Saturday, September 28, 2013

Flight Behaviour - Barbara Kingsolver


In 2010, unprecedented rainfall brought floods and mudslides to the Mexican town of Angangueo, and posed a serious threat to the spectacular colonies of Monarch Butterflies the region was famous for. The possible loss of winter habitat could have interfered with the hard coded flight behavior of the Monarch population, leading to unforeseen results. Barbara Kingsolver blends fiction into these facts—the sudden relocation of the butterfly colonies to the Appalachian farm of our heroine Dellarobia Turnbow—and comes up with a book that works well at many levels.

As a little township grapples with the lepidopteran visitation, scientists, tourists and newsmongers descend on the thinking heroine’s farm. And while the reader is exhorted in none too subtle language to wake up to the grave peril of global weirding (I do prefer the author’s terminology for climate change), Dellarobia achieves her own predictable awakening. This is a novel with an agenda. Not that it is a bad thing. In fact I would rate this as a great achievement, the fact that Kingsolver is able to make an agenda driven book readable—after a fashion.

The book begins fabulously, right up to the introduction of the butterflies in our heroine’s lackluster life. It ends reasonably well, in a rush of gorgeous nature welling up in all its glory to impress mankind. However, what lies in between is tedious to say the least. The science behind the story is developed through conversations between Dellarobia, and the entomologist camped out in her backyard, in a Master and Acolyte style that has a cloying, gimmicky feel to it. Nor does the scientific exposition arouse in me a sense of amazement, the kind of wonder for example that E.O. Wilson’s “Trailhead,” did. (This New Yorker extract from Wilson’s novel “Anthill” centered on the establishment and demise of an ant colony. I give the link below-)


Amirrezvani- she looks like Kingsolver! 
A woman rises to her potential
Apart from the science, a good part of the book is devoted to a study of Dellarobia’s mis-marriage. We have it on good authority, from Dellarobia herself in fact, that she is dissatisfied and that she wants out. But the source of her unhappiness, her husband’s lack of character is not fleshed out well enough for us to feel much sympathy. Neither do I find her state of dissatisfaction credible. Why for example, does she find Chinese toys in a store tacky if she has never seen any better? Oh yes the seamstress mother and the wood craftsman father. I am not buying it. I have seen children of Kanjeevaram weavers flocking for chintz prints on fluorescent nylex because they believe it is fancier.

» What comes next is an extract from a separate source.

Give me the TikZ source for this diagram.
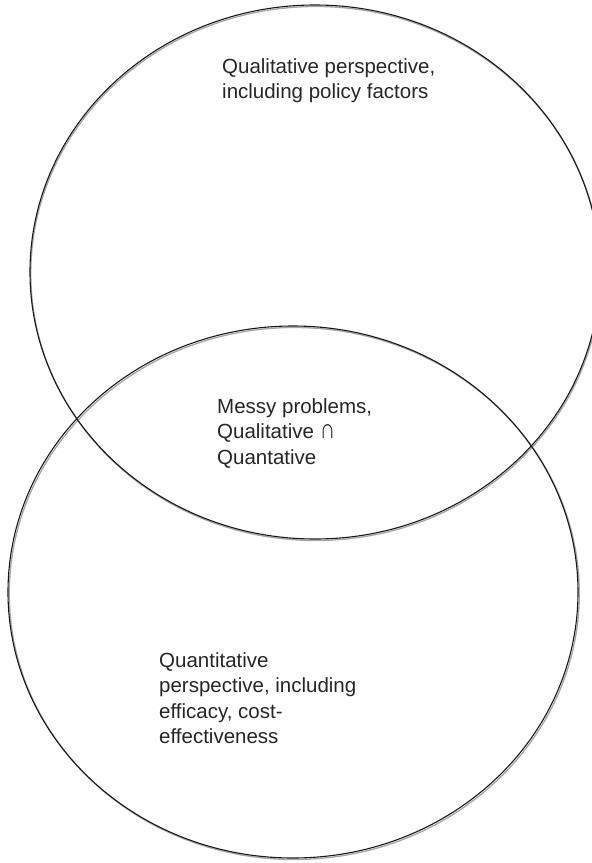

I recommend Anita Amirrezvani’s The Blood of Flowers for a superior treatment of the same subject – the awakening of a subjugated woman to her potential. 


However the fact remains that Barbara Kingsolver is a wonderful craftswoman, her work abounding in interesting metaphors and observations borrowed from the mundane.  Check these out: 

In the normal course of events everything got snatched from her (Dellarobia’s) hands – “her hairbrush, the TV clicker, the soft middle part of the sandwich, the last Coke she had waited all afternoon to open.”


They built their tidy houses of self-importance and special blessing and went inside and slammed the door, unaware the mountain behind them was aflame.

…a child thinking what snow should be: soft and lovely, instead of the cold, wet truth.

The tumbling dog feet on the stairs sounded like a waterfall in reverse.

But being a stay-at-home mom was the loneliest kind of lonely, in which she was always never by herself.

She felt like a picky-eating toddler having a spaghetti nightmare.

Dear Abby had a smart mouth and a kind heart, that’s why people read her; the combination was rare.

She’d tried to get dressed, but the child had pelted her all morning with a hail of no; she felt like a woman stoned for the sin of motherhood.

It was a rule of marriage: the more desperately you needed alone time with your spouse, the quicker you’d spoil it with a blowout.

On television, deriding people was hip. The elderly, the naïve —it shocked her sometimes how the rules had changed.

(The butterflies clung) “to their family trees, lulled into dormancy from which they would not wake."

There are many more. You could check the book out. Or not. I found it a tad lacking in plot, implausible and preachy, written in a reasonably engaging way. If you want the verbal virtuosity I would suggest you first read her wildly successful Poisonwood Bible. There is a gripping tale.